In all, Marcus executives estimate that Harvey caused between $110 billion and $180 billion in damages and lost business, while Irma’s price tag could come in between $40 billion and $60 billion.
“Harvey could challenge Katrina as the most expensive hurricane,” pointed out John Chang, first vice president for research services at the firm, saying that the damage was more severe than Irma because it primarily caused flooding as opposed to wind destruction.
Obviously there is plenty of rebuilding to be done in both commercial real estate sectors in those areas, but the entire country will feel reverberations for months to come.
As workers flock to both Texas and Florida for rebuilding jobs, there will likely be a construction labor shortage in other states, temporarily rising costs for developers. Additionally, damage to oil refineries in Texas has increased gas prices across the country by about 25 cents a gallon, taking a cut into other consumer spending, though that spike is only predicted to be temporary.
One plus for retailers in both Florida and around Houston is that sales of building materials are expected to boom over the next year.
But even if a specific shopping center is in good shape, the asset could still suffer if housing around it has been damaged and vacated, Chang said.

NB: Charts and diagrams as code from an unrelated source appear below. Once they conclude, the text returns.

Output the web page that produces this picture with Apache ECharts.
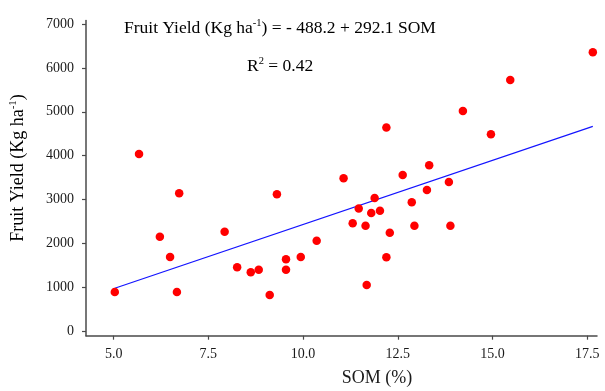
<!DOCTYPE html>
<html>
<head>
<meta charset="utf-8">
<script src="https://cdn.jsdelivr.net/npm/echarts@6/dist/echarts.min.js"></script>
<style>
  html, body { margin: 0; padding: 0; background: #fff; }
  #chart { width: 605px; height: 391px; }
</style>
</head>
<body>
<div id="chart"></div>
<script>
// Soil organic matter (%) for each orchard sample
const somValues = [
  5.03, 5.67, 6.22, 6.49, 6.67, 6.73, 7.93, 8.26, 8.62, 8.83,
  9.12, 9.31, 9.55, 9.55, 9.94, 10.36, 11.07, 11.31, 11.47, 11.65,
  11.68, 11.80, 11.89, 12.03, 12.20, 12.20, 12.29, 12.63, 12.87, 12.94,
  13.27, 13.33, 13.85, 13.89, 14.22, 14.96, 15.47, 17.65
];
// Fruit yield (kg/ha) for the same samples
const yieldValues = [
  895, 4040, 2155, 1690, 895, 3145, 2270, 1460, 1345, 1405,
  825, 3120, 1640, 1405, 1690, 2065, 3485, 2460, 2795, 2405,
  1055, 2695, 3035, 2745, 4645, 1685, 2245, 3560, 2940, 2405,
  3220, 3780, 3400, 2405, 5020, 4490, 5725, 6355
];
// Fitted linear model
const intercept = -488.2;
const slope = 292.1;
const rSquared = 0.42;

// Axis ticks
const xTicks = [5.0, 7.5, 10.0, 12.5, 15.0, 17.5];
const yTicks = [0, 1000, 2000, 3000, 4000, 5000, 6000, 7000];

const xMin = Math.min.apply(null, somValues);
const xMax = Math.max.apply(null, somValues);
const fitLine = [
  [xMin, intercept + slope * xMin],
  [xMax, intercept + slope * xMax]
];

const serif = '"Liberation Serif", "Times New Roman", serif';
const axisColor = '#4a4a4a';
const textColor = '#1a1a1a';

const eqNorm = { fontFamily: serif, fontSize: 17.5, color: textColor, lineHeight: 20 };
const eqSup = { fontFamily: serif, fontSize: 10.5, color: textColor, verticalAlign: 'top', lineHeight: 20 };
const nmNorm = { fontFamily: serif, fontSize: 18, color: textColor, lineHeight: 20 };
const nmSup = { fontFamily: serif, fontSize: 11, color: textColor, verticalAlign: 'top', lineHeight: 20 };

const chart = echarts.init(document.getElementById('chart'), null, { renderer: 'canvas' });

chart.setOption({
  animation: false,
  backgroundColor: '#fff',
  grid: { left: 86, right: 8, top: 20.5, bottom: 55.3, containLabel: false },
  xAxis: {
    type: 'value',
    min: 4.27,
    max: 17.76,
    splitLine: { show: false },
    axisLine: { show: true, onZero: false, lineStyle: { color: axisColor, width: 1.5 } },
    axisTick: { show: true, length: 4, customValues: xTicks, lineStyle: { color: axisColor, width: 1.2 } },
    axisLabel: {
      customValues: xTicks,
      margin: 12,
      fontFamily: serif,
      fontSize: 14,
      color: textColor,
      formatter: v => v.toFixed(1)
    }
  },
  yAxis: {
    type: 'value',
    min: -100,
    max: 7080,
    splitLine: { show: false },
    axisLine: { show: true, onZero: false, lineStyle: { color: axisColor, width: 1.5 } },
    axisTick: { show: true, length: 4, customValues: yTicks, lineStyle: { color: axisColor, width: 1.2 } },
    axisLabel: {
      customValues: yTicks,
      margin: 12,
      fontFamily: serif,
      fontSize: 14,
      color: textColor,
      formatter: v => String(v)
    }
  },
  series: [
    {
      type: 'line',
      data: fitLine,
      symbol: 'none',
      lineStyle: { color: '#1414ff', width: 1.2 },
      z: 2
    },
    {
      type: 'scatter',
      data: somValues.map((v, i) => [v, yieldValues[i]]),
      symbol: 'circle',
      symbolSize: 8.5,
      itemStyle: { color: '#ff0000', opacity: 1 },
      z: 3
    }
  ],
  graphic: [
    {
      type: 'text',
      left: 124,
      top: 18,
      style: {
        text: '{n|Fruit Yield (Kg ha}{s|-1}{n|) = - ' + Math.abs(intercept).toFixed(1) +
              ' + ' + slope.toFixed(1) + ' SOM}',
        rich: { n: eqNorm, s: eqSup }
      }
    },
    {
      type: 'text',
      left: 247,
      top: 56,
      style: {
        text: '{n|R}{s|2}{n| = ' + rSquared.toFixed(2) + '}',
        rich: { n: eqNorm, s: eqSup }
      }
    },
    {
      type: 'text',
      x: 377,
      y: 378,
      style: {
        text: 'SOM (%)',
        fontFamily: serif,
        fontSize: 18,
        fill: textColor,
        align: 'center',
        verticalAlign: 'middle'
      }
    },
    {
      type: 'text',
      x: 18,
      y: 168,
      rotation: Math.PI / 2,
      style: {
        text: '{n|Fruit Yield (Kg ha}{s|-1}{n|)}',
        rich: { n: nmNorm, s: nmSup },
        align: 'center',
        verticalAlign: 'middle'
      }
    }
  ]
});
</script>
</body>
</html>
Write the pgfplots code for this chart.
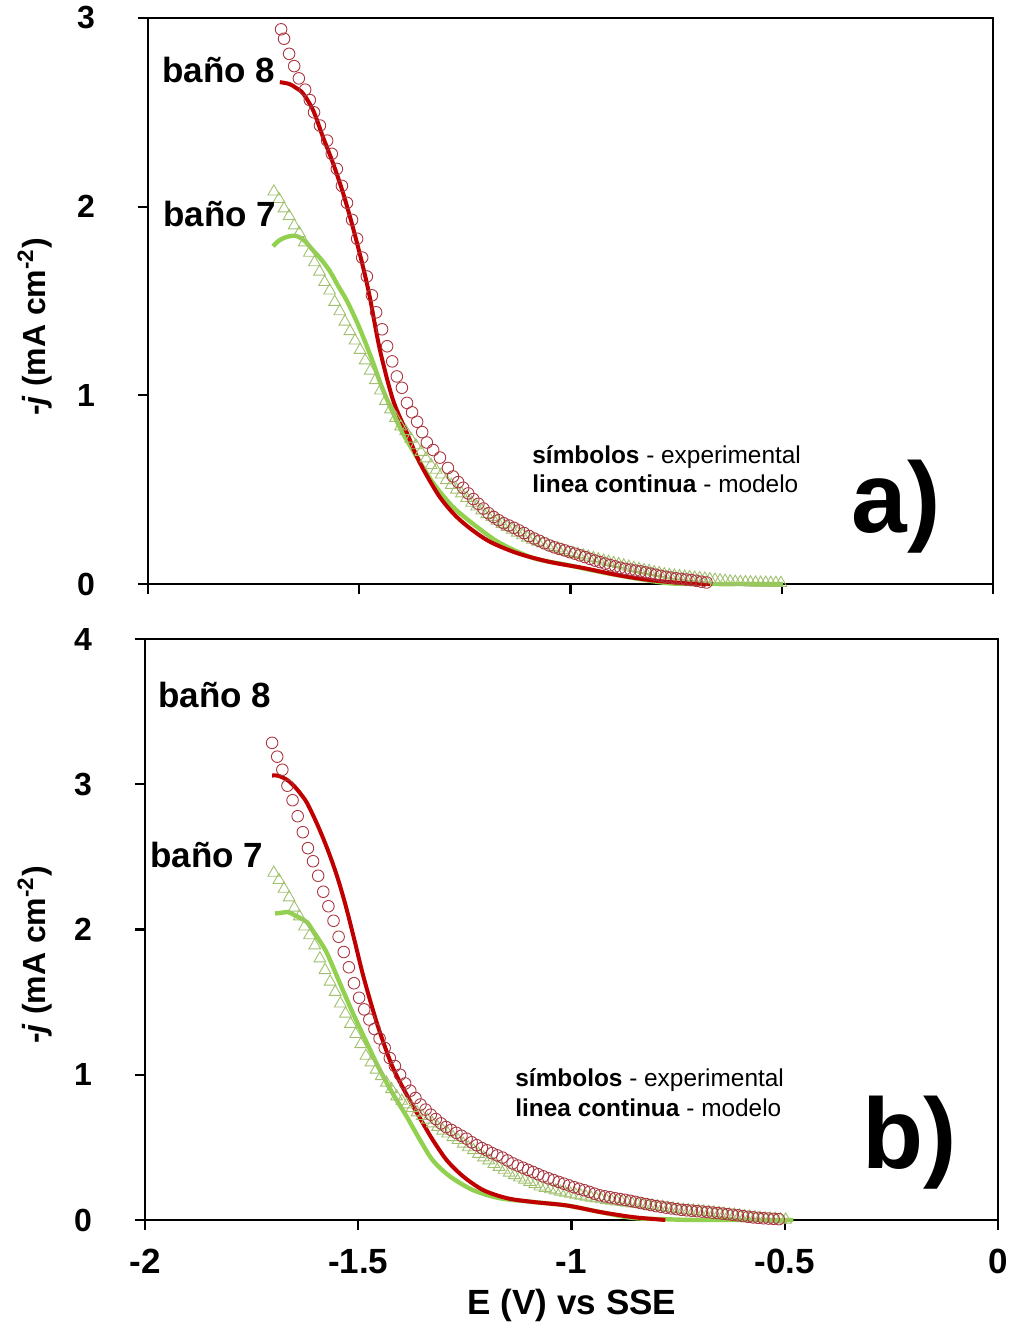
\documentclass[border=0pt]{standalone}
\usepackage{fontspec}
\setmainfont{Liberation Sans}
\usepackage{pgfplots}
\pgfplotsset{compat=1.18}

\definecolor{redline}{RGB}{192,0,0}
\definecolor{greenline}{RGB}{146,208,80}
\definecolor{redmark}{RGB}{170,55,65}
\definecolor{greenmark}{RGB}{160,192,110}

\pgfplotsset{
  panel/.style={
    scale only axis,
    xmin=-2, xmax=0,
    xtick={-2,-1.5,-1,-0.5,0},
    tick align=outside,
    xtick pos=bottom, ytick pos=left,
    major tick length=5pt,
    axis line style={line width=1.1pt},
    every tick/.style={black, line width=1.1pt},
    tick label style={font=\fontsize{16}{18}\selectfont\bfseries},
    yticklabel style={anchor=east, xshift=-18pt},
    clip=false,
  },
  expR/.style={only marks, mark=o, mark size=2.9pt, mark options={draw=redmark, line width=0.45pt}},
  expG/.style={only marks, mark=triangle, mark size=3.4pt, mark options={draw=greenmark, line width=0.45pt}},
  modR/.style={no marks, smooth, draw=redline, line width=2pt},
  modG/.style={no marks, smooth, draw=greenline, line width=2.2pt},
}

\begin{document}
\begin{tikzpicture}
\useasboundingbox (0,0) rectangle (505.5pt,664.5pt);

% ---------------- panel a) ----------------
\begin{axis}[panel, at={(74pt,372.5pt)}, anchor=south west,
  width=422.5pt, height=283pt,
  ymin=0, ymax=3, ytick={0,1,2,3}, yticklabels={0,1,2,3},
  xticklabels={}]
% baño 7, experimental
\addplot[expG] coordinates {
(-1.702,2.08)(-1.690,2.04)(-1.678,1.99)(-1.666,1.95)(-1.654,1.90)(-1.642,1.86)
(-1.630,1.81)(-1.618,1.755)(-1.606,1.705)(-1.594,1.655)(-1.582,1.60)(-1.570,1.555)
(-1.558,1.495)(-1.546,1.445)(-1.534,1.39)(-1.522,1.34)(-1.510,1.29)(-1.498,1.24)
(-1.486,1.185)(-1.474,1.13)(-1.462,1.08)(-1.450,1.025)(-1.438,0.97)(-1.426,0.925)
(-1.414,0.88)(-1.402,0.835)(-1.390,0.81)(-1.378,0.77)(-1.366,0.735)(-1.354,0.70)
(-1.342,0.665)(-1.330,0.63)(-1.318,0.605)(-1.306,0.58)(-1.294,0.55)(-1.282,0.525)
(-1.270,0.50)(-1.258,0.48)(-1.246,0.455)(-1.234,0.43)(-1.222,0.41)(-1.210,0.39)
(-1.198,0.37)(-1.186,0.355)(-1.174,0.335)(-1.162,0.318)(-1.150,0.302)(-1.138,0.288)
(-1.126,0.272)(-1.114,0.258)(-1.102,0.245)(-1.090,0.234)(-1.078,0.224)(-1.066,0.214)
(-1.054,0.205)(-1.042,0.196)(-1.030,0.188)(-1.018,0.179)(-1.006,0.170)(-0.994,0.164)
(-0.982,0.158)(-0.970,0.151)(-0.958,0.144)(-0.946,0.137)(-0.934,0.130)(-0.922,0.123)
(-0.910,0.117)(-0.898,0.111)(-0.886,0.105)(-0.874,0.098)(-0.862,0.091)(-0.850,0.085)
(-0.838,0.079)(-0.826,0.073)(-0.814,0.068)(-0.802,0.062)(-0.790,0.057)(-0.778,0.051)
(-0.766,0.047)(-0.754,0.044)(-0.742,0.041)(-0.730,0.038)(-0.718,0.036)(-0.706,0.033)
(-0.694,0.031)(-0.682,0.028)(-0.670,0.025)(-0.658,0.022)(-0.646,0.019)(-0.634,0.016)
(-0.622,0.013)(-0.610,0.011)(-0.598,0.010)(-0.586,0.009)(-0.574,0.008)(-0.562,0.007)
(-0.550,0.006)(-0.538,0.006)(-0.526,0.005)(-0.514,0.005)(-0.502,0.005)
};
% baño 8, experimental
\addplot[expR] coordinates {
(-1.685,2.94)(-1.678,2.89)(-1.666,2.81)(-1.654,2.745)(-1.643,2.68)(-1.628,2.62)
(-1.617,2.565)(-1.607,2.50)(-1.593,2.43)(-1.576,2.35)(-1.565,2.28)(-1.553,2.20)
(-1.541,2.11)(-1.529,2.02)(-1.517,1.93)(-1.505,1.83)(-1.493,1.73)(-1.482,1.63)
(-1.470,1.53)(-1.460,1.44)(-1.446,1.35)(-1.434,1.26)(-1.422,1.18)(-1.411,1.10)
(-1.399,1.04)(-1.387,0.96)(-1.375,0.91)(-1.363,0.86)(-1.351,0.805)(-1.340,0.75)
(-1.325,0.71)(-1.309,0.67)(-1.290,0.615)(-1.278,0.57)(-1.266,0.54)(-1.254,0.51)
(-1.242,0.48)(-1.230,0.45)(-1.218,0.425)(-1.206,0.40)(-1.194,0.375)(-1.182,0.355)
(-1.170,0.338)(-1.158,0.322)(-1.146,0.310)(-1.134,0.298)(-1.122,0.284)(-1.110,0.270)
(-1.098,0.254)(-1.086,0.241)(-1.074,0.229)(-1.062,0.216)(-1.050,0.204)(-1.038,0.194)
(-1.026,0.186)(-1.014,0.178)(-1.002,0.169)(-0.990,0.161)(-0.978,0.152)(-0.966,0.143)
(-0.954,0.133)(-0.942,0.124)(-0.930,0.116)(-0.918,0.108)(-0.906,0.100)(-0.894,0.093)
(-0.882,0.086)(-0.870,0.080)(-0.858,0.076)(-0.846,0.071)(-0.834,0.067)(-0.822,0.061)
(-0.810,0.055)(-0.798,0.049)(-0.786,0.043)(-0.774,0.038)(-0.762,0.034)(-0.750,0.030)
(-0.738,0.027)(-0.726,0.024)(-0.714,0.021)(-0.702,0.017)(-0.690,0.012)(-0.678,0.008)
};
% baño 7, model
\addplot[modG] coordinates {
(-1.704,1.79)(-1.690,1.82)(-1.671,1.84)(-1.650,1.845)(-1.630,1.82)(-1.610,1.77)
(-1.590,1.72)(-1.570,1.66)(-1.550,1.58)(-1.529,1.50)(-1.500,1.36)(-1.470,1.19)
(-1.444,1.03)(-1.404,0.83)(-1.363,0.67)(-1.325,0.535)(-1.278,0.408)(-1.221,0.302)
(-1.167,0.217)(-1.089,0.138)(-1.008,0.101)(-0.930,0.064)(-0.852,0.032)(-0.772,0.005)
(-0.700,0.0)(-0.497,0.0)
};
% baño 8, model
\addplot[modR] coordinates {
(-1.688,2.66)(-1.665,2.65)(-1.650,2.63)(-1.633,2.60)(-1.609,2.51)(-1.586,2.37)
(-1.562,2.23)(-1.538,2.07)(-1.515,1.89)(-1.491,1.68)(-1.475,1.52)(-1.451,1.24)
(-1.420,0.975)(-1.387,0.80)(-1.356,0.64)(-1.309,0.46)(-1.262,0.34)(-1.198,0.233)
(-1.127,0.164)(-1.049,0.117)(-0.970,0.085)(-0.890,0.048)(-0.812,0.021)(-0.734,0.005)
(-0.670,0.0)
};
\end{axis}

% ---------------- panel b) ----------------
\begin{axis}[panel, at={(72.5pt,54.5pt)}, anchor=south west,
  width=426.5pt, height=290.5pt,
  ymin=0, ymax=4, ytick={0,1,2,3,4}, yticklabels={0,1,2,3,4},
  xticklabels={-2,-1.5,-1,-0.5,0},
  xticklabel style={font=\fontsize{17.5}{20}\selectfont\bfseries, yshift=-6pt}]
% baño 7, experimental
\addplot[expG] coordinates {
(-1.698,2.39)(-1.686,2.34)(-1.674,2.28)(-1.662,2.22)(-1.650,2.15)(-1.638,2.09)
(-1.626,2.02)(-1.614,1.96)(-1.602,1.89)(-1.590,1.80)(-1.578,1.72)(-1.566,1.64)
(-1.554,1.57)(-1.542,1.49)(-1.530,1.42)(-1.518,1.35)(-1.506,1.28)(-1.494,1.21)
(-1.482,1.13)(-1.470,1.085)(-1.458,1.035)(-1.446,0.99)(-1.434,0.945)(-1.422,0.90)
(-1.410,0.85)(-1.398,0.82)(-1.386,0.795)(-1.374,0.77)(-1.362,0.74)(-1.350,0.715)
(-1.338,0.69)(-1.326,0.665)(-1.314,0.64)(-1.302,0.615)(-1.290,0.595)(-1.278,0.57)
(-1.266,0.55)(-1.254,0.525)(-1.242,0.50)(-1.230,0.48)(-1.218,0.455)(-1.206,0.43)
(-1.194,0.41)(-1.182,0.385)(-1.170,0.365)(-1.158,0.345)(-1.146,0.325)(-1.134,0.308)
(-1.122,0.292)(-1.110,0.277)(-1.098,0.262)(-1.086,0.246)(-1.074,0.230)(-1.062,0.220)
(-1.050,0.211)(-1.038,0.203)(-1.026,0.195)(-1.014,0.187)(-1.002,0.180)(-0.990,0.173)
(-0.978,0.167)(-0.966,0.160)(-0.954,0.153)(-0.942,0.147)(-0.930,0.142)(-0.918,0.137)
(-0.906,0.132)(-0.894,0.127)(-0.882,0.123)(-0.870,0.119)(-0.858,0.114)(-0.846,0.110)
(-0.834,0.106)(-0.822,0.102)(-0.810,0.098)(-0.798,0.093)(-0.786,0.089)(-0.774,0.084)
(-0.762,0.079)(-0.750,0.075)(-0.738,0.070)(-0.726,0.067)(-0.714,0.064)(-0.702,0.061)
(-0.690,0.058)(-0.678,0.055)(-0.666,0.051)(-0.654,0.047)(-0.642,0.043)(-0.630,0.039)
(-0.618,0.035)(-0.606,0.031)(-0.594,0.026)(-0.582,0.021)(-0.570,0.017)(-0.558,0.014)
(-0.546,0.011)(-0.534,0.008)(-0.522,0.006)(-0.510,0.004)(-0.498,0.002)
};
% baño 8, experimental
\addplot[expR] coordinates {
(-1.702,3.285)(-1.690,3.19)(-1.678,3.10)(-1.666,2.99)(-1.654,2.89)(-1.642,2.78)
(-1.630,2.67)(-1.618,2.56)(-1.606,2.47)(-1.594,2.37)(-1.582,2.26)(-1.570,2.16)
(-1.558,2.06)(-1.546,1.95)(-1.534,1.845)(-1.522,1.74)(-1.510,1.63)(-1.498,1.53)
(-1.486,1.45)(-1.474,1.38)(-1.462,1.315)(-1.450,1.25)(-1.438,1.185)(-1.426,1.115)
(-1.414,1.06)(-1.402,1.00)(-1.390,0.94)(-1.378,0.89)(-1.366,0.84)(-1.354,0.795)
(-1.342,0.76)(-1.330,0.725)(-1.318,0.695)(-1.306,0.665)(-1.294,0.64)(-1.282,0.62)
(-1.270,0.60)(-1.258,0.58)(-1.246,0.56)(-1.234,0.535)(-1.222,0.515)(-1.210,0.495)
(-1.198,0.48)(-1.186,0.46)(-1.174,0.445)(-1.162,0.43)(-1.150,0.41)(-1.138,0.39)
(-1.126,0.375)(-1.114,0.36)(-1.102,0.345)(-1.090,0.33)(-1.078,0.315)(-1.066,0.30)
(-1.054,0.287)(-1.042,0.275)(-1.030,0.262)(-1.018,0.250)(-1.006,0.238)(-0.994,0.226)
(-0.982,0.215)(-0.970,0.205)(-0.958,0.193)(-0.946,0.181)(-0.934,0.170)(-0.922,0.163)
(-0.910,0.157)(-0.898,0.150)(-0.886,0.144)(-0.874,0.139)(-0.862,0.132)(-0.850,0.125)
(-0.838,0.117)(-0.826,0.110)(-0.814,0.103)(-0.802,0.096)(-0.790,0.091)(-0.778,0.085)
(-0.766,0.080)(-0.754,0.075)(-0.742,0.070)(-0.730,0.067)(-0.718,0.064)(-0.706,0.061)
(-0.694,0.058)(-0.682,0.055)(-0.670,0.051)(-0.658,0.048)(-0.646,0.044)(-0.634,0.040)
(-0.622,0.036)(-0.610,0.032)(-0.598,0.027)(-0.586,0.022)(-0.574,0.018)(-0.562,0.015)
(-0.550,0.012)(-0.538,0.010)(-0.526,0.008)(-0.514,0.006)
};
% baño 7, model
\addplot[modG] coordinates {
(-1.695,2.11)(-1.680,2.115)(-1.665,2.12)(-1.650,2.10)(-1.637,2.08)(-1.620,2.05)
(-1.606,1.99)(-1.590,1.92)(-1.573,1.835)(-1.543,1.63)(-1.512,1.42)(-1.480,1.22)
(-1.449,1.03)(-1.419,0.87)(-1.386,0.71)(-1.355,0.55)(-1.325,0.41)(-1.285,0.30)
(-1.231,0.206)(-1.168,0.15)(-1.090,0.124)(-1.011,0.10)(-0.933,0.055)(-0.856,0.014)
(-0.776,0.005)(-0.700,0.0)(-0.480,0.0)
};
% baño 8, model
\addplot[modR] coordinates {
(-1.702,3.06)(-1.690,3.06)(-1.676,3.045)(-1.662,3.02)(-1.648,2.98)(-1.634,2.93)
(-1.620,2.87)(-1.597,2.73)(-1.573,2.56)(-1.550,2.37)(-1.530,2.17)(-1.510,1.94)
(-1.490,1.70)(-1.470,1.49)(-1.449,1.29)(-1.419,1.05)(-1.386,0.86)(-1.355,0.70)
(-1.325,0.55)(-1.292,0.41)(-1.254,0.30)(-1.207,0.206)(-1.151,0.15)(-1.090,0.124)
(-1.011,0.10)(-0.933,0.055)(-0.856,0.02)(-0.800,0.005)(-0.780,0.0)
};
\end{axis}

% ---------------- labels ----------------
\tikzset{lbl/.style={font=\fontsize{17.5}{20}\selectfont\bfseries, inner sep=0pt}}
\node[lbl, anchor=west] at (81pt,629.5pt) {baño 8};
\node[lbl, anchor=west] at (81.5pt,557.5pt) {baño 7};
\node[lbl, anchor=west] at (79pt,317pt) {baño 8};
\node[lbl, anchor=west] at (75pt,237pt) {baño 7};

\tikzset{note/.style={font=\fontsize{12.2}{14}\selectfont, inner sep=0pt, anchor=west}}
\node[note] at (266pt,436pt) {\textbf{símbolos} - experimental};
\node[note] at (266pt,422.5pt) {\textbf{linea continua} - modelo};
\node[note] at (257.5pt,124.5pt) {\textbf{símbolos} - experimental};
\node[note] at (257.5pt,110.5pt) {\textbf{linea continua} - modelo};

\node[font=\fontsize{50}{50}\selectfont\bfseries, inner sep=0pt] at (448pt,411pt) {a)};
\node[font=\fontsize{50}{50}\selectfont\bfseries, inner sep=0pt] at (454.7pt,93.2pt) {b)};

\node[font=\fontsize{16}{18}\selectfont\bfseries, rotate=90, inner sep=0pt] at (17.5pt,501pt) {-\textit{j} (mA cm\textsuperscript{-2})};
\node[font=\fontsize{16}{18}\selectfont\bfseries, rotate=90, inner sep=0pt] at (17.5pt,187pt) {-\textit{j} (mA cm\textsuperscript{-2})};
\node[font=\fontsize{17.5}{20}\selectfont\bfseries, inner sep=0pt] at (286pt,12pt) {E (V) vs SSE};
\end{tikzpicture}
\end{document}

If a mall does need repairs, insurance will likely cover it, though in some cases tenants and owners will need to negotiate to see who is responsible for repairs.
Assets that have survived in some ways have been repositioned into a higher tier if their competing centers suffered damage, pointed out Al Pontius, Marcus’ senior vice president and national director of specialty divisions.
However, “without a question, there are going to be higher insurance premiums. It is going to impact underwriting. It is going to impact NOI,” he said.
In the case of the office markets impacted by the storms, Houston should likely bounce back because of its strong overall economic base and the fact that housing formation is on the upswing in Texas. Chang expects the office market in Houston to fully recover in about three to six months.
In the case of Florida, there is minimal damage to the office market. Chang also pointed out the state has the fastest-growing population in the country, which will inevitably increase office demand.
On a national level, Marcus executives were upbeat about both the retail and office sectors of commercial real estate, as well as the overall economy.
The country has experienced job growth of two million 2.5 million annually over the last several years, and there are 8.3 million more jobs than there were in 2007. GDP growth has also expanded by $4.5 trillion during that same time period.
Obviously all of this bodes well for the office market, with hiring and leasing more space in both urban cores, and now there is a bounce back in the suburbs.
Retail sales, at $341 billion, are 31 percent higher than a decade ago, and vacancy rates sit at 5.4 percent, down 90 basis points from 2007. And even with all of the talk of major chains going bankrupt and shutting their doors, overall store closings have actually been on a downward trends, and 4,080 are projected to open this year.
“What was a drag on the U.S. economy is no longer a drag,” Pontius said. “Fundamentally, we’re in a pretty good place.”